Given exercise :: Which lines hold the word "with"? Copy each of them from the material.

-- START OF Input data --

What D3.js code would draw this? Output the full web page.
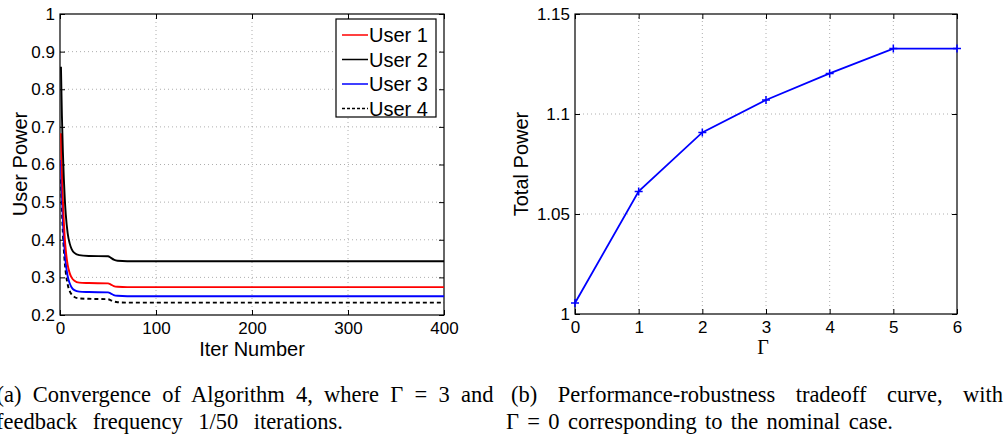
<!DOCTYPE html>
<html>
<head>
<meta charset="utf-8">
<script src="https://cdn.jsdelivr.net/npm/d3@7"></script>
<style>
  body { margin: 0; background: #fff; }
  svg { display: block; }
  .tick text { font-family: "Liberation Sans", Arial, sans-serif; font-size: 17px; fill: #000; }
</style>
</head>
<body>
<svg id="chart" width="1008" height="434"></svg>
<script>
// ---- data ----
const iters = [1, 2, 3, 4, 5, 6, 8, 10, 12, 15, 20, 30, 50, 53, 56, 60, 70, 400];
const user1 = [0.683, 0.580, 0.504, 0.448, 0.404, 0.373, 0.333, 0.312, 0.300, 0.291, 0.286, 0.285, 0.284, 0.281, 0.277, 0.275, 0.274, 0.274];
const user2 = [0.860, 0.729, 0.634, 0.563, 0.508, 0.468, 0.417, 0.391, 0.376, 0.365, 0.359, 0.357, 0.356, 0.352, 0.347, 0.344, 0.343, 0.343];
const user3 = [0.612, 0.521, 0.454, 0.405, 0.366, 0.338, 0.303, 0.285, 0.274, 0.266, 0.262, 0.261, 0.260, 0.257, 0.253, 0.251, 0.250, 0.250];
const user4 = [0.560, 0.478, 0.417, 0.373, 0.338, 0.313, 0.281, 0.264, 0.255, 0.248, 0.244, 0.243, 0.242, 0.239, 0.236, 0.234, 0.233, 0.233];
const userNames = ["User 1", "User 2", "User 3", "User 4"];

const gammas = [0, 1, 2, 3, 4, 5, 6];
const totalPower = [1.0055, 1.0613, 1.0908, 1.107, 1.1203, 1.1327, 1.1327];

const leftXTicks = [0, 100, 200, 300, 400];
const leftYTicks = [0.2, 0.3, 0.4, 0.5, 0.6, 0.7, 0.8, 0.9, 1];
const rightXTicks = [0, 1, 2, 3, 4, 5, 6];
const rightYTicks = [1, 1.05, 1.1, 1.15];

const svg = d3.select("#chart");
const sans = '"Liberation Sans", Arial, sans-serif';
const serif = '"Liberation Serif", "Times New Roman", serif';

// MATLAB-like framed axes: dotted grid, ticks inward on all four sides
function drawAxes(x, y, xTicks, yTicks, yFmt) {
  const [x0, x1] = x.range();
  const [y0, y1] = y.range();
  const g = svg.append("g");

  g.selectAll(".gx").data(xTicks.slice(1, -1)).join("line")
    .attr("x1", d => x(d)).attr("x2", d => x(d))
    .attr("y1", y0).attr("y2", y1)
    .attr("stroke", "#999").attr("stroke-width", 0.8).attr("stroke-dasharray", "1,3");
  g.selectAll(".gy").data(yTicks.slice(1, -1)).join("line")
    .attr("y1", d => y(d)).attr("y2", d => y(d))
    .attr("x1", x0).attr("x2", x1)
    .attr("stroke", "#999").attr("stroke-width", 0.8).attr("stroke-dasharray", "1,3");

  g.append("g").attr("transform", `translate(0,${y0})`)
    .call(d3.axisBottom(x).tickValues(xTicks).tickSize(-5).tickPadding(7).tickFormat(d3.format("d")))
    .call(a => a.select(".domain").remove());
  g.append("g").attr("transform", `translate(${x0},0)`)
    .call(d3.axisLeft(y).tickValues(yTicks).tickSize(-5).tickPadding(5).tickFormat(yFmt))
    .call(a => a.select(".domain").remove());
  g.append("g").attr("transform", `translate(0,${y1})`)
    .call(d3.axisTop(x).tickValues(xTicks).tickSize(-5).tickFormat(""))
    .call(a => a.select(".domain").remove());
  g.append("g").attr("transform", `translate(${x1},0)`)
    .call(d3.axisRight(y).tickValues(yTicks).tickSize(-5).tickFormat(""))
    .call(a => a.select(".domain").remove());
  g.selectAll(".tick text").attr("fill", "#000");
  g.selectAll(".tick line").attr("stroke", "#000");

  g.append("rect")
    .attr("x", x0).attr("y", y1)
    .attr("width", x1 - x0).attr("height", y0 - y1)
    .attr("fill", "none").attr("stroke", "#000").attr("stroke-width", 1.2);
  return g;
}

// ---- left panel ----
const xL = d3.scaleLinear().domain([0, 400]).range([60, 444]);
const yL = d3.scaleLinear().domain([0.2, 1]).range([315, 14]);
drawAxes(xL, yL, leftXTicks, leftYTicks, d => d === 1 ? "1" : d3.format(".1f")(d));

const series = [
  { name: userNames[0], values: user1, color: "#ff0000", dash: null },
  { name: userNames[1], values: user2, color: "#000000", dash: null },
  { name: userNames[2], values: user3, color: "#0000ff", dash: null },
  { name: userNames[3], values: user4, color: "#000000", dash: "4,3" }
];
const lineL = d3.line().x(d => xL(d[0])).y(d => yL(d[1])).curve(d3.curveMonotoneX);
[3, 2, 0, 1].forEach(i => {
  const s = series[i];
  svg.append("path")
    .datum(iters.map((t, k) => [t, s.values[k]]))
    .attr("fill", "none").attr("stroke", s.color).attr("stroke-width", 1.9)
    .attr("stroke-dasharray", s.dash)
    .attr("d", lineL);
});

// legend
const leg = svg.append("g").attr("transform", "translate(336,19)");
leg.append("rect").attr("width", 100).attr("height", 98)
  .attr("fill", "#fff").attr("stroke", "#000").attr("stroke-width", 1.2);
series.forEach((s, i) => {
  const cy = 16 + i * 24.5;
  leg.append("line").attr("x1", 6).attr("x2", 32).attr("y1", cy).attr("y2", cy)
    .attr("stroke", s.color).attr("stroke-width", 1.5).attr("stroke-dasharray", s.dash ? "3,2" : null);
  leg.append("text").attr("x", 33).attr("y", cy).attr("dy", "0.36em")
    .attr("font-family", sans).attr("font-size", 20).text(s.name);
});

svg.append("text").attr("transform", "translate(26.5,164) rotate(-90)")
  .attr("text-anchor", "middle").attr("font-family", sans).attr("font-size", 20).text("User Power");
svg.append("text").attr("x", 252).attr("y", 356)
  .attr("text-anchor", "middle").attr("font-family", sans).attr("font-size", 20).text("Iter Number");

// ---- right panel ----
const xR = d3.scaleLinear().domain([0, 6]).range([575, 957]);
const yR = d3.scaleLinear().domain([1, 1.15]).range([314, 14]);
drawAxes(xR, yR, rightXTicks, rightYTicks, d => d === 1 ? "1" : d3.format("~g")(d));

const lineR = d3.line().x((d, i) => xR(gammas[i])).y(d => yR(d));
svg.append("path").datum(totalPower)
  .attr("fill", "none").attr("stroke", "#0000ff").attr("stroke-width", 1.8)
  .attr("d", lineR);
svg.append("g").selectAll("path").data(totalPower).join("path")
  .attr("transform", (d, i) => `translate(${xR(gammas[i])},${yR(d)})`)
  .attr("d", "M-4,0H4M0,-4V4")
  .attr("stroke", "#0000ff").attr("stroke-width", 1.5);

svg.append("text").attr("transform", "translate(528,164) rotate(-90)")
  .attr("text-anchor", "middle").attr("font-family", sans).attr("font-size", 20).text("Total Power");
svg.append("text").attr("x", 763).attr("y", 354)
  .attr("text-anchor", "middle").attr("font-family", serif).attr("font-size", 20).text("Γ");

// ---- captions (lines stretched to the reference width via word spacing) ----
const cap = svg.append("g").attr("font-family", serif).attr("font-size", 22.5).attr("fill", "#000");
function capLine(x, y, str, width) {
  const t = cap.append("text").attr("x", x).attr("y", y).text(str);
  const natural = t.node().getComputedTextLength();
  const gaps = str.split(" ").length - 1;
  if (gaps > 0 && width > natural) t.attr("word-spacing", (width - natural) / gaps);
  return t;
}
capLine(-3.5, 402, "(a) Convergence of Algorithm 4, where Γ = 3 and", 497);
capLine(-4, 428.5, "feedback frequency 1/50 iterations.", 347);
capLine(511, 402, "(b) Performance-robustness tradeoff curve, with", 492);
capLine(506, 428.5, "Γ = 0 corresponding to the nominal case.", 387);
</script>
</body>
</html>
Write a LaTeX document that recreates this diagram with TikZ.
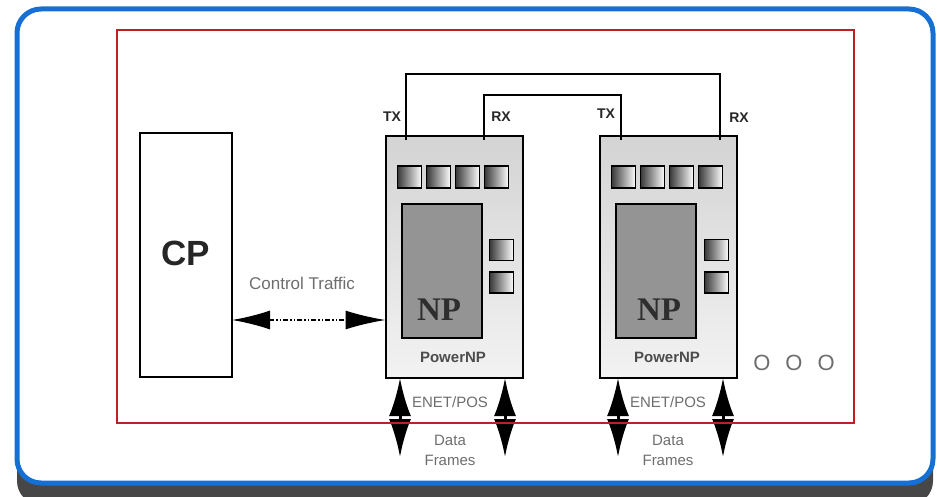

-- END OF Input data --

Written response ::
capLine(511, 402, "(b) Performance-robustness tradeoff curve, with", 492);
Write a LaTeX document that recreates this diagram with TikZ.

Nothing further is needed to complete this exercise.